Dans ce dossier
Série : sur la piste des milliards envolés de l’Angola
Dans ce dernier volet de notre série sur les milliards envolés de l’Angola, nous rencontrons l’homme qui est au centre de cette chasse : l’un des journalistes les plus célèbres du pays, Rafael Marques de Morais.
Sous la présidence dos Santos, Rafael Marques était l’un des rares journalistes angolais à faire publiquement le lien entre la brutalité de la guerre et la richesse croissante de l’élite politique de Luanda.
Dénonçant les déprédations de la guerre, le recrutement forcé, les massacres, la manipulation des informations à la manière d’Orwell, il a braqué les projecteurs sur les profiteurs de la guerre. De quoi se faire d’innombrables ennemis – de tous les côtés de la scène politique.
De la prison aux coulisses de l’État
En 1999, il avait ainsi accusé le président, José Eduardo dos Santos, et le chef des rebelles de l’Unita, Jonas Savimbi, d’être des seigneurs de guerre. « J’essayais d’expliquer comment la guerre est devenue une bonne affaire pour les finances de ces individus », relate-t-il aujourd’hui.
Le journaliste était devenu un irritant pour le régime. Un matin, à cinq heures, il a entendu un coup insistant à sa porte d’entrée. « Le quartier était plein de forces de police spéciales … la rue arrière, la rue principale, explique-t-il. Après des heures d’interrogatoire, [j’ai été emmené] au laboratoire médico-légal qui a une prison spéciale. J’ai été enfermé comme un guérillero capturé. » Il passe alors quarante jours en détention à la prison haute-sécurité de Viana, avant d’être libéré sous la pression internationale.
Il a par la suite régulièrement été convoqué devant les tribunaux suite à ses articles. Il a notamment été condamné en 2015 à six mois de prison avec sursis pour « dénonciation calomnieuse » de sept généraux de l’armée dans un livre accusant le régime de couvrir des violences contre les chercheurs de diamants.

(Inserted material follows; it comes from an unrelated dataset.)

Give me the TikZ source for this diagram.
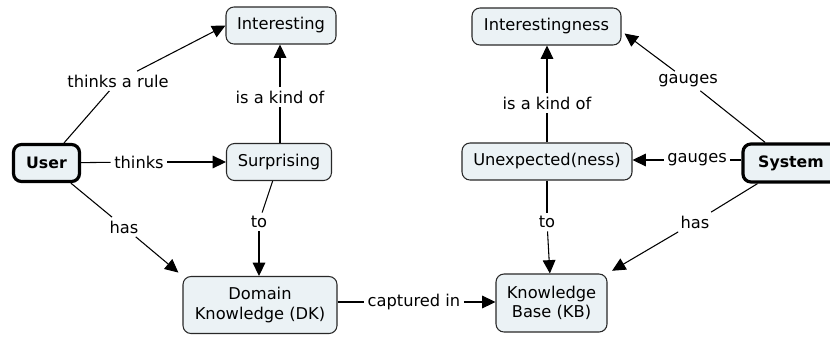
\documentclass[tikz,border=0pt]{standalone}
\usepackage{fontspec}
\setmainfont{DejaVu Sans}
\usetikzlibrary{arrows.meta,calc}
\definecolor{cfill}{RGB}{235,242,245}
\definecolor{cline}{RGB}{40,40,40}
\tikzset{
  concept/.style={draw=cline, line width=0.8pt, fill=cfill, rounded corners=6pt,
    inner sep=0pt, align=center, font=\fontsize{12.2}{14.5}\selectfont},
  actor/.style={concept, draw=black, line width=2.4pt, font=\fontsize{11.8}{14}\selectfont\bfseries},
  lbl/.style={fill=white, inner sep=2.5pt, font=\fontsize{12.2}{14}\selectfont},
  conn/.style={line width=0.8pt, draw=black},
  arr/.style={conn, -{Triangle[length=10pt,width=9.5pt]}},
}
\begin{document}
\begin{tikzpicture}[x=0.75pt,y=-0.75pt]
\useasboundingbox (0,0) rectangle (830,336);
% concepts
\node[concept, minimum width=82.5pt, minimum height=27.75pt] (int) at (281,25.5) {Interesting};
\node[concept, minimum width=78.75pt, minimum height=27.75pt] (surp) at (279,162) {Surprising};
\node[actor, minimum width=49.5pt, minimum height=27.75pt] (user) at (46.5,163) {User};
\node[concept, minimum width=115.5pt, minimum height=42.75pt] (dk) at (260,305) {Domain\\Knowledge (DK)};
\node[concept, minimum width=83.25pt, minimum height=43.5pt] (kb) at (551.5,303) {Knowledge\\Base (KB)};
\node[concept, minimum width=111.75pt, minimum height=27.75pt] (intn) at (546.5,26.5) {Interestingness};
\node[concept, minimum width=127.5pt, minimum height=27.75pt] (unexp) at (547,161.5) {Unexpected(ness)};
\node[actor, minimum width=72pt, minimum height=28.5pt] (sys) at (791,163) {System};
% labels
\node[lbl] (l1) at (118,81) {thinks a rule};
\node[lbl] (l2) at (139,162) {thinks};
\node[lbl] (l3) at (280,97) {is a kind of};
\node[lbl] (l4) at (124,227) {has};
\node[lbl] (l5) at (259,222) {to};
\node[lbl] (l6) at (414,302) {captured in};
\node[lbl] (l7) at (547,103) {is a kind of};
\node[lbl] (l8) at (688,81) {gauges};
\node[lbl] (l9) at (697,160) {gauges};
\node[lbl] (l10) at (547,222) {to};
\node[lbl] (l11) at (695,222) {has};
% connectors
\draw[conn] (user) -- (l1);
\draw[arr] (l1) -- (int.west);
\draw[conn] (user) -- (l2);
\draw[arr] (l2) -- (surp.west |- l2);
\draw[conn] (surp.north -| l3) -- (l3);
\draw[arr] (l3) -- (l3 |- int.south);
\draw[conn] (user) -- (l4);
\draw[arr, shorten >=4pt] (l4) -- (dk.north west);
\draw[conn] (surp) -- (l5);
\draw[arr] (l5) -- (l5 |- dk.north);
\draw[conn] (dk.east |- l6) -- (l6);
\draw[arr] (l6) -- (kb.west |- l6);
\draw[conn] (unexp.north -| l7) -- (l7);
\draw[arr] (l7) -- (l7 |- intn.south);
\draw[conn] (sys) -- (l8);
\draw[arr] (l8) -- ($(intn.east)+(3,7)$);
\draw[conn] (sys.west |- l9) -- (l9);
\draw[arr] (l9) -- (unexp.east |- l9);
\draw[conn] (unexp.south -| l10) -- (l10);
\draw[arr] (l10) -- (kb);
\draw[conn] (sys) -- (l11);
\draw[arr, shorten >=4pt] (l11) -- (kb.north east);
\end{tikzpicture}
\end{document}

Autrefois vilipendé par les flagorneurs du régime et les hommes d’affaires peu scrupuleux, et sous la surveillance de la sécurité de l’État, Marques se promène aujourd’hui dans les couloirs du pouvoir pour rencontrer le président João Lourenço. Ses reportages sur les violations des droits de l’homme, les vols de diamants opérés au cœur du système, les fraudes liées à l’industrie pétrolière ou encore les marchés publics de la défense servent aujourd’hui de base aux enquêteurs de l’État et aux journalistes étrangers qui traquent les fonds volés en Angola.
Rendre des comptes
Il juge la lutte entamée par le gouvernement contre la corruption crédible et estime qu’elle a de fortes chances de succès.
Rafael Marques rejette les accusations du camp dos Santos selon lesquelles il ne s’agirait que d’une vengeance politique. « La campagne vise des fonctionnaires et hommes d’affaires de tous bords », assure-t-il.
« De nombreux acteurs financiers et commerciaux puissants ont bénéficié de leurs relations avec le clan dos Santos. Si le gouvernement de Luanda en a la volonté politique, il peut obtenir la coopération des gouvernements occidentaux et des institutions financières pour suivre et restituer les fonds », estime-t-il.
« Il est temps que les sociétés de conseil, des cabinets d’avocats et des comptables – qui ont empoché des honoraires conséquents grâce à ces fraudes – soient tenus de rendre des comptes », affirme-t-il encore.
L’année dernière, tout comme un autre ancien dissident, Sousa Jamba, Marques a reçu une médaille pour services rendus à la nation lors d’une cérémonie au palais présidentiel.